Not something that the Lord would want to show off in his crown, not
something the he should be proud of in any way!
In know that I was not worth the thorns and the blood and the pain and
the scars. I know that I’m not worth the
price he had to pay for me. Are you?
Jesus Thought
We Were Worth It
Jesus
thought so. Jesus thought every one of
us was worth it; and he still does. Because
Jesus put up with all of those thorns and the blood and the pain and the scars not
so that he could gain something from it personally. He just did it for you. He didn’t do it to be paid back; he didn’t do
it to be popular; he didn’t do it so that somewhere down the line you might do
him a favor or two! Jesus went through
it all knowing that he would get nothing in return. He knew what kind of person you were going to
be, after all. He knew about the
self-inflicted scuffs and scrapes and scratches that you would be responsible
for from the day you were born until the day of your death. He wasn’t expecting you to do amazing
things. He was fully expecting that he
would have to clean you and wash you and polish you until you were like a
sparkling jewel in his crown - and he went into it knowing that he would have
to continue to do that throughout your life.

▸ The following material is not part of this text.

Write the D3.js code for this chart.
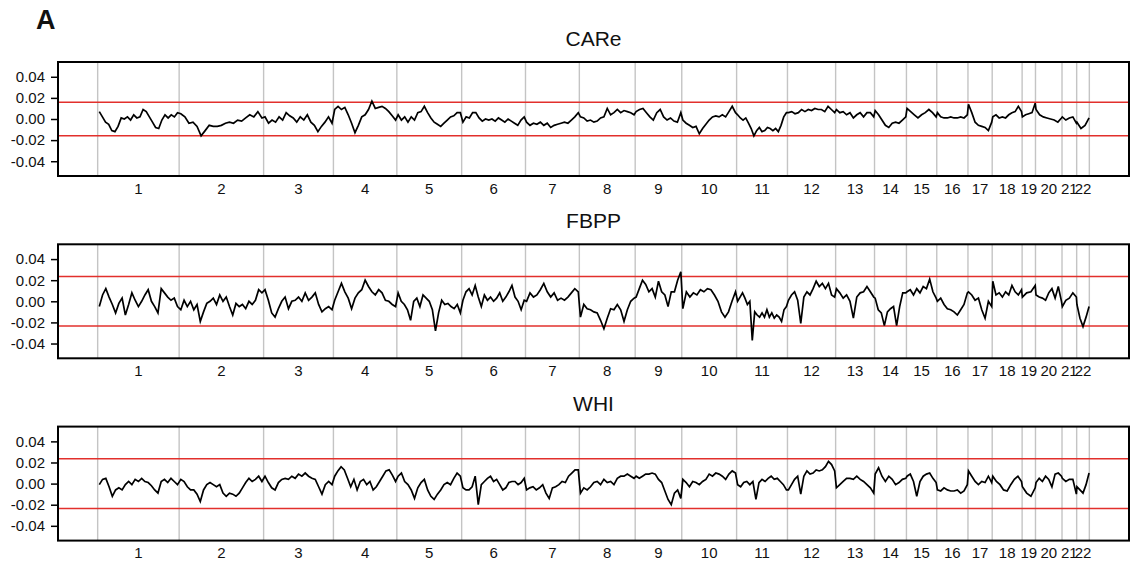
<!DOCTYPE html>
<html>
<head>
<meta charset="utf-8">
<script src="https://cdn.jsdelivr.net/npm/d3@7/dist/d3.min.js"></script>
<style>
  body { margin: 0; background: #fff; }
  text { font-family: "Liberation Sans", Arial, Helvetica, sans-serif; fill: #111; }
</style>
</head>
<body>
<script>
// chromosome labels and relative sizes (marker counts, arbitrary units)
const chrLabels = ["1","2","3","4","5","6","7","8","9","10","11","12","13","14","15","16","17","18","19","20","21","22"];
const chrSizes = [81.7, 84.7, 70, 63.6, 65, 64, 54, 56, 46.7, 55, 51, 48.3, 39, 32, 30.4, 31.3, 24.3, 30, 13.4, 26.6, 14.7, 12.7];

const yTicks = [-40, -20, 0, 20, 40];           // in units of 0.001
const panelTitles = ["CARe", "FBPP", "WHI"];
const thresholds = [15.8, 23.4, 23.5];           // red lines at +/- value (x 0.001)

// per-chromosome values, units of 0.001
const careValues = [
  [7,2,-3,-5,-11,-12,-7,1,0,2,-1,4,1,2,9,7,2,-3,-8,-9,-1,4,1,4,2,6],
  [5,2,-4,-3,-7,-16,-11,-6,-7,-7,-6,-4,-3,-4,-1,-2,1,4,2,7,1],
  [2,-4,-1,-3,2,-1,6,3,1,-3,2,-1,4,-3,-6,-12,-7,-3,2,-4],
  [9,12,9,11,4,-4,-13,-6,2,4,9,17,10,11,12,10,7,3,-1],
  [4,-1,2,-3,2,-1,6,7,12,6,1,-3,-5,-7,-4,-1,2,3,6,6],
  [-3,2,1,6,6,1,-2,0,-1,0,-2,1,-1,-3,0,-2,-4,-6,-1,2],
  [-3,-6,-4,-5,-3,-6,-4,-8,-6,-5,-4,-3,-4,-1,2,6],
  [2,1,-2,-1,-3,-2,1,2,10,4,6,9,6,8,7,6,4],
  [7,9,10,6,2,-1,6,9,2,-1,1,-2,-3,6],
  [-1,-4,-6,-8,-7,-14,-9,-5,-1,2,3,2,4,2,7,12,6],
  [4,1,-1,1,-4,-9,-16,-11,-8,-12,-11,-8,-9,-11,-9,-12,-6,2,6],
  [6,7,5,6,9,7,9,8,10,9,9,7,12,9,6],
  [9,6,7,4,6,1,4,6,2,6,6,2],
  [8,4,-1,-6,-8,-4,-3,-4,-1,2],
  [10,7,4,1,4,6,9,6,2],
  [6,2,1,1,2,1,1,2,1,4],
  [14,6,-3,-6,-7,-8,-11,-3],
  [2,4,1,2,1,4,6,7,12,7],
  [2,4,5,6,15],
  [9,4,2,1,0,-1,-3,1],
  [2,-1,1,2,-4],
  [-3,-9,-6,1]
];

const fbppValues = [
  [-5,6,12,4,-3,-11,-2,3,-13,-3,8,1,-5,0,6,11,0,-5,-11,12,8,4,1,3,-5],
  [-8,1,-5,0,-8,-3,-19,-10,-2,0,3,-3,6,0,4,-5,-13,-2,-5,-3,-7,0,-3,1,11,8],
  [11,1,-11,-15,-7,0,4,-7,0,1,4,0,8,1,4,8,-3,-10,-7,-5,-8],
  [1,9,17,9,3,-7,3,8,11,20,14,9,6,11,8,1,0,-3,-5],
  [8,0,-3,-8,-18,0,3,-5,6,3,0,-8,-28,-11,1,-3,-2,-5,-7,-3,-11],
  [1,9,12,6,15,4,-5,6,1,4,0,3,8,0,4,9,15,4,0,-8,1],
  [0,8,4,6,11,17,9,4,8,1,3,1,4,8,12,9],
  [-15,-3,-7,-8,-10,-11,-18,-26,-16,-7,-8,-3,-8,-19,-8,0,3],
  [4,12,20,16,9,12,4,19,9,6,-5,9,9,20,28],
  [-7,9,4,8,6,11,9,12,11,6,0,-10,-15,-10,0,9],
  [0,4,8,3,-3,0,-37,-10,-13,-15,-11,-15,-8,-15,-11,-16,-13,-15,-19,-8,-5],
  [1,6,9,1,-21,4,9,6,12,19,14,17,12,17,6,4],
  [12,8,3,6,0,-16,4,8,9,14,9,4],
  [3,-8,-11,-23,-10,-7,-5,-23,-5,8,8],
  [9,11,6,12,8,14,12,21,9,3],
  [0,3,-3,-7,-8,-10,-13,-8,-3,8],
  [9,6,1,3,-8,-16,0,-5],
  [19,6,8,4,9,6,15,9,6,11],
  [4,8,9,15],
  [6,4,3,1,8,12,3,14,0],
  [-5,1,3,8,4],
  [-3,-16,-24,-15,-5]
];

const whiValues = [
  [-1,4,5,-3,-12,-6,-4,-6,-1,2,-1,4,2,5,2,1,-2,-6,-9,2,4,1,5,2,-1],
  [4,2,-3,-6,-6,-10,-17,-6,-1,1,-1,-3,-1,-9,-12,-9,-10,-12,-9,-4,1,5,2,4,7,2],
  [7,1,-4,-6,1,4,5,4,7,5,9,7,10,7,5,4,-3,-10,-1,2,-1],
  [7,12,16,13,5,-3,4,-6,2,4,-1,2,-6,-3,2,7,12,13,8,2],
  [7,10,2,-1,-6,-14,-4,1,4,-6,-12,-15,-10,-6,-1,1,-1,5,10,7],
  [-4,-6,-6,-3,7,-20,-1,2,5,7,2,4,-1,-6,-4,1,2,2,-1,1,5],
  [-6,-4,-3,-6,-4,-1,-9,-14,-4,-3,-1,2,1,7,10,13,13],
  [-9,-4,-6,-3,1,2,-1,4,1,2,-1,5,7,7,9,7,5],
  [7,5,7,9,9,10,9,4,1,-7,-15,-20,-9,-6,-14],
  [4,1,-3,2,1,-1,2,4,9,7,10,9,7,4,9,12,10],
  [-1,-3,1,2,-1,2,-15,1,4,2,5,7,4,5,2,-1,-6],
  [-6,-1,4,7,-10,7,12,9,10,13,12,13,16,21,18,12],
  [-4,-1,2,5,5,4,7,4,2,-1,-4,-9],
  [9,15,7,2,7,4,-1,1,4,5],
  [7,9,2,-12,2,7,9,10,5,1],
  [-6,-7,-4,-6,-7,-7,-6,-9,-7,-1],
  [12,7,2,-1,2,1,7,1],
  [7,2,-1,-6,-7,-1,4,7,2],
  [-3,-9,-12,-4],
  [1,5,2,7,4,-3,9,10,7],
  [5,2,4,4,-10],
  [-3,-6,-9,-1,10]
];

const panelValues = [careValues, fbppValues, whiValues];

const width = 1131;
const height = 565;
const boxLeft = 58;
const boxRight = 1129;
const boxHeight = 114;
const firstTop = 62;
const panelStep = 182.3;

const svg = d3.select("body")
    .append("svg")
    .attr("width", width)
    .attr("height", height);

svg.append("text")
    .attr("x", 36)
    .attr("y", 29)
    .style("font-size", "27px")
    .style("font-weight", "bold")
    .text("A");

// cumulative chromosome starts
const chrStarts = [];
let acc = 0;
chrSizes.forEach(s => { chrStarts.push(acc); acc += s; });
const total = acc;

const x = d3.scaleLinear()
    .domain([-0.04 * total, 1.04 * total])
    .range([boxLeft, boxRight]);

panelValues.forEach((values, p) => {
    const top = firstTop + p * panelStep;
    const g = svg.append("g").attr("transform", `translate(0,${top})`);

    const y = d3.scaleLinear()
        .domain([-54, 54])
        .range([boxHeight, 0]);

    g.append("text")
        .attr("x", (boxLeft + boxRight) / 2)
        .attr("y", -16)
        .attr("text-anchor", "middle")
        .style("font-size", "21px")
        .text(panelTitles[p]);

    // chromosome boundaries
    const bounds = chrStarts.concat([total]);
    g.selectAll("line.grid")
        .data(bounds)
        .enter()
        .append("line")
        .attr("class", "grid")
        .attr("x1", d => x(d))
        .attr("x2", d => x(d))
        .attr("y1", 0)
        .attr("y2", boxHeight)
        .attr("stroke", "#c4c4c4")
        .attr("stroke-width", 1.4);

    // threshold lines
    g.selectAll("line.thr")
        .data([thresholds[p], -thresholds[p]])
        .enter()
        .append("line")
        .attr("class", "thr")
        .attr("x1", boxLeft)
        .attr("x2", boxRight)
        .attr("y1", d => y(d))
        .attr("y2", d => y(d))
        .attr("stroke", "#e2302c")
        .attr("stroke-width", 1.5);

    // trace
    const pts = [];
    values.forEach((arr, c) => {
        const n = arr.length;
        arr.forEach((v, j) => {
            pts.push([chrStarts[c] + chrSizes[c] * (0.02 + 0.96 * j / (n - 1)), v]);
        });
    });

    g.append("path")
        .datum(pts)
        .attr("fill", "none")
        .attr("stroke", "#000")
        .attr("stroke-width", 1.7)
        .attr("stroke-linejoin", "miter")
        .attr("d", d3.line().x(d => x(d[0])).y(d => y(d[1])));

    // box
    g.append("rect")
        .attr("x", boxLeft)
        .attr("y", 0)
        .attr("width", boxRight - boxLeft)
        .attr("height", boxHeight)
        .attr("fill", "none")
        .attr("stroke", "#000")
        .attr("stroke-width", 2);

    // y axis
    const yAxis = d3.axisLeft(y)
        .tickValues(yTicks)
        .tickSize(7)
        .tickPadding(6)
        .tickFormat(d => (d / 1000).toFixed(2));
    const ya = g.append("g")
        .attr("transform", `translate(${boxLeft},0)`)
        .call(yAxis);
    ya.select(".domain").remove();
    ya.selectAll(".tick line").attr("stroke", "#000").attr("stroke-width", 1.5);
    ya.selectAll(".tick text")
        .style("font-size", "15px")
        .style("font-family", "'Liberation Sans', Arial, sans-serif")
        .attr("fill", "#111");

    // chromosome labels (21 and 22 touch, as in the original figure)
    g.selectAll("text.chr")
        .data(chrLabels)
        .enter()
        .append("text")
        .attr("class", "chr")
        .attr("x", (d, i) => x(chrStarts[i] + chrSizes[i] / 2))
        .attr("y", boxHeight + 17.5)
        .attr("text-anchor", "middle")
        .style("font-size", "15px")
        .text(d => d);
});
</script>
</body>
</html>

And because of this constant love and care and patience and forgiveness
of Christ, you are saved. And that’s why
you were worth it. As far as Jesus is
concerned, you were worth every thorn and every drop of blood and every ounce
of pain and every lasting scar. Because through
them you are saved. And there’s nothing
else that our Lord has ever wanted.
It’s
almost unbelievable that despite our sinfulness, despite our scrapes and cuts
and gashes and scars, we are sitting here this evening as precious jewels in
the crown of our Lord - sparkling as Christians in a dark, dark world,
shimmering in the blood with which we were washed. And our God does think of us that highly; he
does consider us that valuable. He wore
a crown of thorns for us, after all. He
went through an unimaginable amount of pain.
He spilled a lot of blood. He
went down to hell itself. He took on
death face to face. He has the scars to
prove it. And you were worth it. To Jesus you were worth everything.